John Collins, also from Leeton, an agritourism advocate who owns Agricultural Tours Riverina, said there was growing interest in the nation's food bowl status.
David Bardos, the NSW Manager for the Port of Melbourne, told me this week few people realised the enormous export trade from the Riverina.
Now, a Wagga man has sown the seeds with Wagga City Council for establishing a tourist attraction based on the food bowl's potential.
John D'Anvers, a retired quantity surveyor and project manager, believes more emphasis should be directed to explaining the food-growing processes to city based (and overseas) tourists - and, it could be added, for local students.
D'Anvers wants council to consider setting up a purpose-built theatrette attached to the Tourist Information Centre or using the Civic Theatre or Botanic Gardens.
Subject matters would include how canola, wheat, grapes (and other crops) were sown, grown, harvested and marketed); how wine was made plus the sheep and beef production industries.
D'Anvers said the methodology for establishing the tourist attraction could be based on some of the successful tourism projects at Sovereign Hill in Ballarat; CSU students could be involved by producing films and videos.
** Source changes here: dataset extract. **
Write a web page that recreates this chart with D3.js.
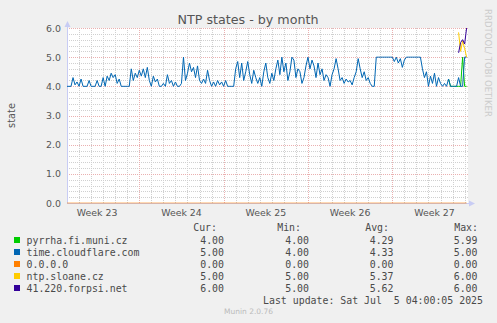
<!DOCTYPE html>
<html>
<head>
<meta charset="utf-8">
<script src="https://cdn.jsdelivr.net/npm/d3@7"></script>
<style>
  html, body { margin: 0; padding: 0; background: #F0F0F0; }
  svg { display: block; }
</style>
</head>
<body>
<script>
// NTP peer states over the last month, sampled every 4 hours from Jun 3 00:00 UTC.
const sampleStart = Date.UTC(2025, 5, 3, 0, 0);
const sampleStepHours = 4;

const hostNames = ["pyrrha.fi.muni.cz", "time.cloudflare.com", "0.0.0.0", "ntp.sloane.cz", "41.220.forpsi.net"];
const hostColors = ["#00CC00", "#0066B3", "#FF8000", "#FFCC00", "#330099"];

// time.cloudflare.com, full month
const cloudflareValues = [
  4.0,4.0,4.0,4.3,4.05,4.15,4.0,4.25,4.0,4.0,
  4.0,4.2,4.0,4.0,4.0,4.2,4.0,4.0,4.3,4.0,
  4.35,4.2,4.45,4.3,4.4,4.1,4.25,4.0,4.0,4.0,
  4.0,4.0,4.6,4.2,4.45,4.3,4.55,4.35,4.6,4.3,
  4.65,4.2,4.0,4.35,4.15,4.25,4.0,4.0,4.1,4.0,
  4.4,4.1,4.2,4.0,4.15,4.0,4.0,4.1,5.0,4.2,
  4.45,4.8,4.5,4.65,4.3,4.7,4.2,4.1,4.25,4.1,
  4.55,4.2,4.0,4.15,4.0,4.2,4.05,4.15,4.0,4.2,
  4.0,4.0,4.0,4.0,4.6,4.85,4.3,4.8,4.2,4.5,
  4.85,4.4,4.1,4.55,4.3,4.1,4.3,4.0,4.5,4.8,
  4.3,4.1,4.45,4.2,4.6,4.9,4.4,5.0,4.5,4.8,
  4.2,4.5,5.0,4.9,4.3,4.6,4.5,4.1,4.3,4.7,
  5.0,4.6,4.9,4.7,4.3,4.8,4.4,4.6,4.2,4.4,
  4.3,4.0,4.4,4.6,4.95,4.6,4.2,4.3,4.1,4.25,
  4.15,4.2,4.05,4.3,4.5,4.95,4.6,4.3,4.5,4.2,
  4.3,4.1,4.0,4.0,5.0,5.0,5.0,5.0,5.0,5.0,
  5.0,5.0,5.0,4.85,5.0,4.8,4.95,4.65,4.9,5.0,
  5.0,5.0,5.0,5.0,5.0,5.0,5.0,4.6,4.3,4.5,
  4.0,4.35,4.1,4.45,4.0,4.3,4.1,4.0,4.1,4.0,
  4.25,4.0,4.0,4.0,4.0,4.3,4.0,4.0,5.0,5.0
];

// pyrrha.fi.muni.cz, last samples (earlier ones run under the cloudflare trace)
const pyrrhaStart = 190;
const pyrrhaValues = [4.25,4.0,4.0,4.0,4.0,4.0,4.0,5.0,4.0,4.0];

// 0.0.0.0 stays at zero: first and last sample index
const zeroHostIndex = [0, 199];
const zeroHostValues = [0, 0];

// newly added peers
const sloaneStart = 195;
const sloaneValues = [5.85, 5.2, 5.55, 5.3, 5.0];
const forpsiStart = 195;
const forpsiValues = [5.15, 5.5, 5.6, 5.45, 6.0];

// legend statistics: Cur, Min, Avg, Max
const statCur = [4.00, 5.00, 0.00, 5.00, 6.00];
const statMin = [4.00, 4.00, 0.00, 5.00, 5.00];
const statAvg = [4.29, 4.33, 0.00, 5.37, 5.62];
const statMax = [5.99, 5.00, 0.00, 6.00, 6.00];

const yTicks = [0, 1, 2, 3, 4, 5, 6];
const weekLabels = ["Week 23", "Week 24", "Week 25", "Week 26", "Week 27"];

const W = 497, H = 323;
const pLeft = 67, pRight = 468, pTop = 28, pBottom = 203;

const svg = d3.select("body").append("svg")
  .attr("width", W).attr("height", H);

svg.append("rect").attr("width", W).attr("height", H).attr("fill", "#F0F0F0");

const x = d3.scaleUtc()
  .domain([new Date(sampleStart), new Date(Date.UTC(2025, 6, 6, 6, 45))])
  .range([pLeft, pRight]);
const y = d3.scaleLinear().domain([0, 6]).range([pBottom, pTop]);

const timeAt = i => new Date(sampleStart + i * sampleStepHours * 3600e3);

// canvas
svg.append("rect")
  .attr("x", pLeft).attr("y", pTop)
  .attr("width", pRight - pLeft).attr("height", pBottom - pTop)
  .attr("fill", "#FFFFFF");

const grid = svg.append("g");
const minorColor = "#D0D0D0", majorColor = "#EAB0B0";

// minor horizontal grid every 0.2
const yMinor = d3.range(0, 6.0001, 0.2).filter(v => Math.abs(v - Math.round(v)) > 1e-6);
grid.selectAll(".hmin").data(yMinor).join("line")
  .attr("x1", pLeft).attr("x2", pRight)
  .attr("y1", d => Math.round(y(d)) + 0.5).attr("y2", d => Math.round(y(d)) + 0.5)
  .attr("stroke", minorColor).attr("stroke-dasharray", "1,1");

// minor vertical grid, one per day
const days = d3.utcDay.range(x.domain()[0], x.domain()[1]).filter(d => d.getUTCDay() !== 1);
grid.selectAll(".vmin").data(days).join("line")
  .attr("x1", d => Math.round(x(d)) + 0.5).attr("x2", d => Math.round(x(d)) + 0.5)
  .attr("y1", pTop).attr("y2", pBottom)
  .attr("stroke", minorColor).attr("stroke-dasharray", "1,1");

// major horizontal grid
grid.selectAll(".hmaj").data(yTicks).join("line")
  .attr("x1", pLeft).attr("x2", pRight)
  .attr("y1", d => Math.round(y(d)) + 0.5).attr("y2", d => Math.round(y(d)) + 0.5)
  .attr("stroke", majorColor).attr("stroke-dasharray", "1,1");

// major vertical grid at week starts
const mondays = d3.utcMonday.range(x.domain()[0], x.domain()[1]);
grid.selectAll(".vmaj").data(mondays).join("line")
  .attr("x1", d => Math.round(x(d)) + 0.5).attr("x2", d => Math.round(x(d)) + 0.5)
  .attr("y1", pTop).attr("y2", pBottom)
  .attr("stroke", majorColor).attr("stroke-dasharray", "1,1");

// axes (left line + arrows)
svg.append("line").attr("x1", pLeft + 0.5).attr("x2", pLeft + 0.5)
  .attr("y1", pTop - 4).attr("y2", pBottom + 0.5)
  .attr("stroke", "#C8CCF4");
svg.append("path").attr("d", `M${pLeft - 2.5},${pTop - 1}L${pLeft + 3.5},${pTop - 1}L${pLeft + 0.5},${pTop - 7}Z`)
  .attr("fill", "#C8CCF4");
svg.append("line").attr("x1", pLeft).attr("x2", pRight + 2)
  .attr("y1", pBottom + 0.5).attr("y2", pBottom + 0.5)
  .attr("stroke", "#C8CCF4");
svg.append("path").attr("d", `M${pRight + 1},${pBottom - 2.5}L${pRight + 1},${pBottom + 3.5}L${pRight + 7},${pBottom + 0.5}Z`)
  .attr("fill", "#C8CCF4");

// y tick labels
const axisFont = "DejaVu Sans";
svg.append("g").selectAll("text").data(yTicks).join("text")
  .attr("x", 61).attr("y", d => y(d) + 3.5)
  .attr("text-anchor", "end")
  .attr("font-family", axisFont).attr("font-size", 9.4)
  .attr("fill", "#555").text(d => d3.format(".1f")(d));

// week labels, centred on each week
const weekStarts = d3.utcMonday.range(Date.UTC(2025, 5, 2), Date.UTC(2025, 6, 1));
svg.append("g").selectAll("text").data(weekLabels).join("text")
  .attr("x", (d, i) => x(new Date(+weekStarts[i] + 3.5 * 864e5)))
  .attr("y", 216)
  .attr("text-anchor", "middle")
  .attr("font-family", axisFont).attr("font-size", 9.4)
  .attr("fill", "#555").text(d => d);

// title
svg.append("text").attr("x", 248).attr("y", 24)
  .attr("text-anchor", "middle")
  .attr("font-family", axisFont).attr("font-size", 12.7)
  .attr("fill", "#555").text("NTP states - by month");

// vertical axis title
svg.append("text").attr("transform", `translate(15,${(pTop + pBottom) / 2}) rotate(-90)`)
  .attr("text-anchor", "middle")
  .attr("font-family", axisFont).attr("font-size", 9.8)
  .attr("fill", "#555").text("state");

// rrdtool credit
svg.append("text").attr("transform", "translate(485,9) rotate(90)")
  .attr("font-family", axisFont).attr("font-size", 8.6)
  .attr("fill", "#CCCCCC").text("RRDTOOL/ TOBI OETIKER");

// series lines
const line = d3.line().x(d => x(d[0])).y(d => y(d[1]));
const toPoints = (start, vals) => vals.map((v, k) => [timeAt(start + k), v]);

const series = [
  { color: hostColors[0], opacity: 1, pts: toPoints(pyrrhaStart, pyrrhaValues) },
  { color: hostColors[1], opacity: 1, pts: toPoints(0, cloudflareValues) },
  { color: hostColors[2], opacity: 0.6, pts: zeroHostIndex.map((i, k) => [timeAt(i), zeroHostValues[k]]) },
  { color: hostColors[3], opacity: 1, pts: toPoints(sloaneStart, sloaneValues) },
  { color: hostColors[4], opacity: 1, pts: toPoints(forpsiStart, forpsiValues) }
];

svg.append("g").selectAll("path").data(series).join("path")
  .attr("d", d => line(d.pts))
  .attr("fill", "none")
  .attr("stroke", d => d.color)
  .attr("stroke-opacity", d => d.opacity)
  .attr("stroke-width", 1);

// legend
const mono = "DejaVu Sans Mono";
const legend = svg.append("g").attr("font-family", mono).attr("font-size", 9.9).attr("fill", "#4a4a4a");
const headers = [["Cur:", 217], ["Min:", 301], ["Avg:", 389], ["Max:", 478]];
legend.selectAll(".hdr").data(headers).join("text")
  .attr("x", d => d[1]).attr("y", 230.5).attr("text-anchor", "end").text(d => d[0]);

const rowY = i => 243.5 + i * 12;
legend.selectAll(".sw").data(hostNames).join("rect")
  .attr("x", 14).attr("y", (d, i) => rowY(i) - 6.5)
  .attr("width", 6).attr("height", 6)
  .attr("fill", (d, i) => hostColors[i]);
legend.selectAll(".nm").data(hostNames).join("text")
  .attr("x", 26.5).attr("y", (d, i) => rowY(i)).text(d => d);

const cols = [[statCur, 224], [statMin, 309], [statAvg, 393.5], [statMax, 477.5]];
cols.forEach(([arr, cx]) => {
  legend.append("g").selectAll("text").data(arr).join("text")
    .attr("x", cx).attr("y", (d, i) => rowY(i))
    .attr("text-anchor", "end").text(d => d.toFixed(2));
});

legend.append("text").attr("x", 483).attr("y", 304)
  .attr("text-anchor", "end").attr("xml:space", "preserve")
  .style("white-space", "pre")
  .text("Last update: Sat Jul  5 04:00:05 2025");

svg.append("text").attr("x", 248.5).attr("y", 314)
  .attr("text-anchor", "middle")
  .attr("font-family", axisFont).attr("font-size", 7.5)
  .attr("fill", "#BBBBBB").text("Munin 2.0.76");
</script>
</body>
</html>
D'Anvers said while his were basic thoughts he felt if there was sufficient interest then a "brainstorming" session between the council, CSU, Committee4Wagga and Riverina regional tourism leaders was worth having.
Collins has said the tourism market needs more attention and part of it goes back to the farm gate. Collins reckons farmers have not realised the potential source of income from agritourism.
Valenzisi said the region's businesses needed to set aside their differences and work together for the "greater good" of agritourism. That is a fair call; perhaps the opponents of the Tumbarumba rail trail proposal might also consider her call and seek to resolve their issues with the proponents.
Who knows, there is probably a win-win situation for all. As Valenzisi noted: "Tourists need a range of rolling activities to keep them in the area and, importantly, spending money".
FOOTNOTE: The great story that is the Riverina food bowl's export potential is a compelling reason for the Inland Freight Rail route to be elevated to the status of the Snowy Mountains Scheme and started without political delay.